Here’s a look at some of the ways that retailer serves this part of Manhattan — once more commonly called Spanish Harlem:

  • All the usual suspects: The company may have a focus on international, but it’s also a full-service grocer that carries all the usual suspects. Its East Harlem Food Bazaar features a custom-cutting meat department, a full-service seafood department with a variety of whole fish, fillets, crab legs and live lobsters, a deli counter with hot food and cold salads, and a bakery with fresh in-house baked breads and assorted cakes. It has a coffee bean and roastery department and a full-service cheese section. A future food court will serve up teriyaki dishes, Korean fried chicken, gourmet coffee and doughnuts.
  • Passionate about community: If Food Bazaar has built a reputation for its international stock, it is equally well known for giving back to the community. In East Harlem, that started as soon as the doors opened for business. The grand opening on Sept. 8 displayed its dedication to community by distributing “tons of food” to Templo Emmanuel, “a pillar of support” to the area’s Mexican immigrants that provides free meals to 800 families in need every third Saturday of the month and free online education to more than 150 people. 
  • A warm welcome to East Harlem: “I am happy to welcome Food Bazaar, a long-awaited, full-service, healthy and affordable grocery store to East 125th Street,” commented NYC Deputy City Council Speaker Diana Ayala. “As many of you know, I have worked very hard to get a new grocery store in East Harlem, and through efforts with the NYCEDC [New York City Economic Development Corp.] and the development team of the One East Harlem building, as well as a lot of work by the community’s East 125th Street Development Task Force, we have a new grocery store in this wonderful new building.” 
  • New job market: With the food comes new employment opportunities and community benefits. “Food Bazaar brings this community a much-needed supermarket, creates nearly 150 new jobs, and demonstrates the importance of small businesses helping drive the city’s economic recovery,” said NYCEDC President and CEO Andrew Kimball. “NYCEDC welcomes Food Bazaar to One East Harlem, and we are proud to have worked with the community to revitalize the 125th Street corridor and to see new tenants like the Food Bazaar opening their doors.”
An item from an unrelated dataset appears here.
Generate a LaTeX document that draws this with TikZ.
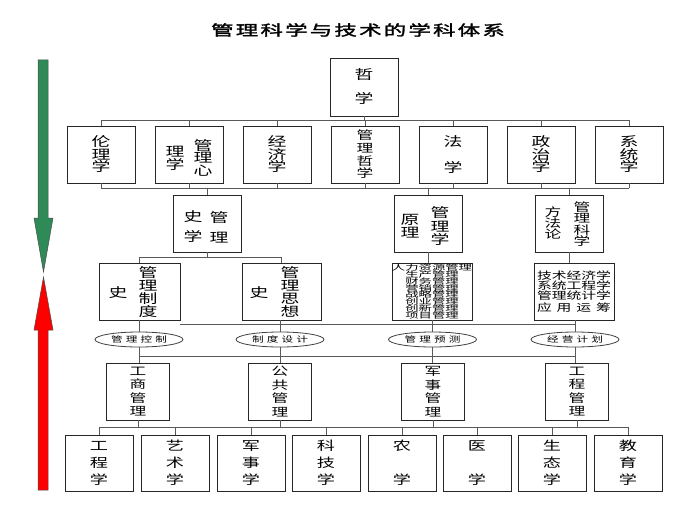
\documentclass[tikz,border=0pt]{standalone}
\usepackage{fontspec}
\setmainfont{Noto Sans CJK SC}[FakeStretch=1.45]
\newfontfamily\titlefont{Noto Sans CJK SC}[FakeStretch=1.55,FakeBold=2,LetterSpace=15]
\newfontfamily\ellfont{Noto Sans CJK SC}[FakeStretch=1.45,LetterSpace=39]
\usepackage{graphicx}
\usetikzlibrary{shapes.geometric}
\definecolor{arrgreen}{RGB}{46,139,87}
\definecolor{arrred}{RGB}{255,0,0}
\newcommand\cjkfs[2]{\fontsize{#1}{#2}\selectfont\lineskiplimit=-30pt\relax}
\begin{document}
\begin{tikzpicture}[x=1pt,y=-1pt,
  box/.style={draw=black!85, line width=0.9pt, inner sep=0pt, minimum width=68pt, minimum height=57pt, align=center},
  col/.style={inner sep=0pt, align=center},
  conn/.style={draw=black!65, line width=0.9pt},
  ell/.style={ellipse, draw=black!75, line width=0.8pt, inner sep=0pt, minimum width=88pt, minimum height=15pt, font=\ellfont\cjkfs{8}{8}},
  r2/.style={box, font=\cjkfs{13}{12.5}},
  r5/.style={box, minimum width=63pt, font=\cjkfs{11.5}{13.5}},
  r6/.style={box, minimum height=56pt, font=\cjkfs{12.5}{17}},
]
\useasboundingbox (0,0) rectangle (700,524);

% title
\node[anchor=west, inner sep=0pt, font=\titlefont\cjkfs{14.5}{14.5}] (title) at (211,30)
  {管理科学与技术的学科体系};

% arrows
\filldraw[fill=arrgreen, draw=black!70, line width=0.5pt]
  (38,60) -- (48,60) -- (48,218) -- (53,218) -- (43.5,272) -- (34,218) -- (38,218) -- cycle;
\filldraw[fill=arrred, draw=black!70, line width=0.5pt]
  (43.5,277) -- (53,330) -- (48,330) -- (48,490) -- (38,490) -- (38,330) -- (34,330) -- cycle;

% row 1
\node[box, minimum height=58pt, font=\cjkfs{13}{12}] (zx) at (364,87) {哲\\[12pt]学};

% row 2
\node[r2] (b21) at (101,154.5) {伦\\理\\学};
\node[box] (b22) at (189,154.5) {};
\node[col, font=\cjkfs{13}{12.5}] (t22a) at (203,157.5) {管\\理\\心};
\node[col, font=\cjkfs{13}{13}] (t22b) at (175,158.5) {理\\学};
\node[r2] (b23) at (277,154.5) {经\\济\\学};
\node[box, font=\cjkfs{11.5}{12.7}] (b24) at (365,154.5) {管\\理\\哲\\学};
\node[r2] (b25) at (453,154.5) {法\\[13.5pt]学};
\node[r2] (b26) at (541,154.5) {政\\治\\学};
\node[r2] (b27) at (629,154.5) {系\\统\\学};

% bus 1
\coordinate (bus1) at (0,120);
\draw[conn] (zx.south) -- (zx.south |- bus1);
\draw[conn] (b21.north |- bus1) -- (b27.north |- bus1);
\foreach \n in {b21,b22,b23,b24,b25,b26,b27}
  \draw[conn] (\n.north) -- (\n.north |- bus1);

% row 3
\node[box] (b31) at (207,223.5) {};
\node[col, font=\cjkfs{13}{13}] (t31a) at (219,227) {管\\[7pt]理};
\node[col, font=\cjkfs{13}{13}] (t31b) at (193,227) {史\\[7pt]学};
\node[box] (b32) at (428,223.5) {};
\node[col, font=\cjkfs{13}{13.5}] (t32a) at (440,226.5) {管\\理\\学};
\node[col, font=\cjkfs{13}{13}] (t32b) at (410,226.5) {原\\理};
\node[box] (b33) at (569,223.5) {};
\node[col, font=\cjkfs{11.5}{11.3}] (t33a) at (582,224) {管\\理\\科\\学};
\node[col, font=\cjkfs{11.5}{11}] (t33b) at (553,223) {方\\法\\论};

% bus 2
\coordinate (bus2) at (0,188);
\draw[conn] (b21.south |- bus2) -- (b27.south |- bus2);
\foreach \n in {b21,b22,b23,b24,b25,b26,b27}
  \draw[conn] (\n.south) -- (\n.south |- bus2);
\foreach \n in {b31,b32,b33}
  \draw[conn] (\n.north |- bus2) -- (\n.north);

% row 4
\node[box, minimum width=81pt] (b41) at (139.5,291.5) {};
\node[col, font=\cjkfs{13}{13}] (t41a) at (148,292) {管\\理\\制\\度};
\node[col, font=\cjkfs{13}{13}] (t41b) at (118,293) {史};
\node[box, minimum width=79pt] (b42) at (281.5,291.5) {};
\node[col, font=\cjkfs{13}{13}] (t42a) at (290,292) {管\\理\\思\\想};
\node[col, font=\cjkfs{13}{13}] (t42b) at (259,293) {史};
\node[box, minimum width=80pt] (b43) at (432,291.5)
  {\scalebox{1}[0.85]{\vbox{\cjkfs{9.2}{8}\halign{\hfil#\hfil\cr
   人力资源管理\cr 生产管理\cr 财务管理\cr 营销管理\cr 战略管理\cr 创业管理\cr 创新管理\cr 项目管理\cr}}}};
\node[box, minimum width=80pt] (b44) at (574,291.5)
  {\vbox{\cjkfs{10.2}{10}\halign{\hfil#\hfil\cr
   技术经济学\cr 系统工程学\cr 管理统计学\cr \noalign{\vskip 2pt}
   \makebox[74pt][s]{应\hfill 用\hfill 运\hfill 筹}\cr}}};

% bus 3
\coordinate (bus3) at (0,257);
\draw[conn] (b31.south) -- (b31.south |- bus3);
\draw[conn] (b41.north |- bus3) -- (b42.north |- bus3);
\draw[conn] (b41.north |- bus3) -- (b41.north);
\draw[conn] (b42.north |- bus3) -- (b42.north);
\draw[conn] (b32.south) -- (b32.south |- b43.north);
\draw[conn] (b33.south) -- (b33.south |- b44.north);

% ellipses
\node[ell] (e1) at (139,339.5) {管理控制};
\node[ell] (e2) at (280,339.5) {制度设计};
\node[ell] (e3) at (432.5,339.5) {管理预测};
\node[ell] (e4) at (575,339.5) {经营计划};

\coordinate (bus4) at (0,324);
\draw[conn] (b41.east |- bus4) -- (e4.north |- bus4);
\draw[conn] (e1.north) -- (e1.north |- b41.south);
\draw[conn] (e2.north) -- (e2.north |- b42.south);
\draw[conn] (e3.north) -- (e3.north |- b43.south);
\draw[conn] (e4.north) -- (e4.north |- b44.south);

% row 5
\node[r5] (b51) at (138,391.5) {工\\商\\管\\理};
\node[r5] (b52) at (280,391.5) {公\\共\\管\\理};
\node[r5] (b53) at (433,391.5) {军\\事\\管\\理};
\node[r5] (b54) at (577,391.5) {工\\程\\管\\理};

\coordinate (bus5) at (0,356);
\draw[conn] (e1.south |- bus5) -- (e4.south |- bus5);
\draw[conn] (e1.south) -- (e1.south |- b51.north);
\draw[conn] (e2.south) -- (e2.south |- b52.north);
\draw[conn] (e3.south) -- (e3.south |- b53.north);
\draw[conn] (e4.south) -- (e4.south |- b54.north);

% row 6
\node[r6] (b61) at (99,463) {工\\程\\学};
\node[r6] (b62) at (175,463) {艺\\术\\学};
\node[r6] (b63) at (251,463) {军\\事\\学};
\node[r6] (b64) at (326,463) {科\\技\\学};
\node[r6] (b65) at (402,463) {农\\[17pt]学};
\node[r6] (b66) at (477,463) {医\\[17pt]学};
\node[r6] (b67) at (552,463) {生\\态\\学};
\node[r6] (b68) at (628,463) {教\\育\\学};

\coordinate (bus6) at (0,427);
\draw[conn] (b61.north |- bus6) -- (b68.north |- bus6);
\foreach \n in {b51,b52,b53,b54}
  \draw[conn] (\n.south) -- (\n.south |- bus6);
\foreach \n in {b61,b62,b63,b64,b65,b66,b67,b68}
  \draw[conn] (\n.north |- bus6) -- (\n.north);
\end{tikzpicture}
\end{document}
There’s also Manhattan delivery service. The new store’s food and flavors can easily travel far beyond walking distance from East 125th Street. Food Bazaar’s online customers can click on the company’s website or mobile app to have their orders delivered to most of the NYC borough. 

As a grand-opening celebration perk, the first 400 customers who displayed the Food Bazaar app on their phone received a voucher code for a free pair of New York Yankee tickets to select 2022 regular season games. That same day, free tote bags filled with goodies went to the first 1,000 customers and free food samples were offered throughout the store.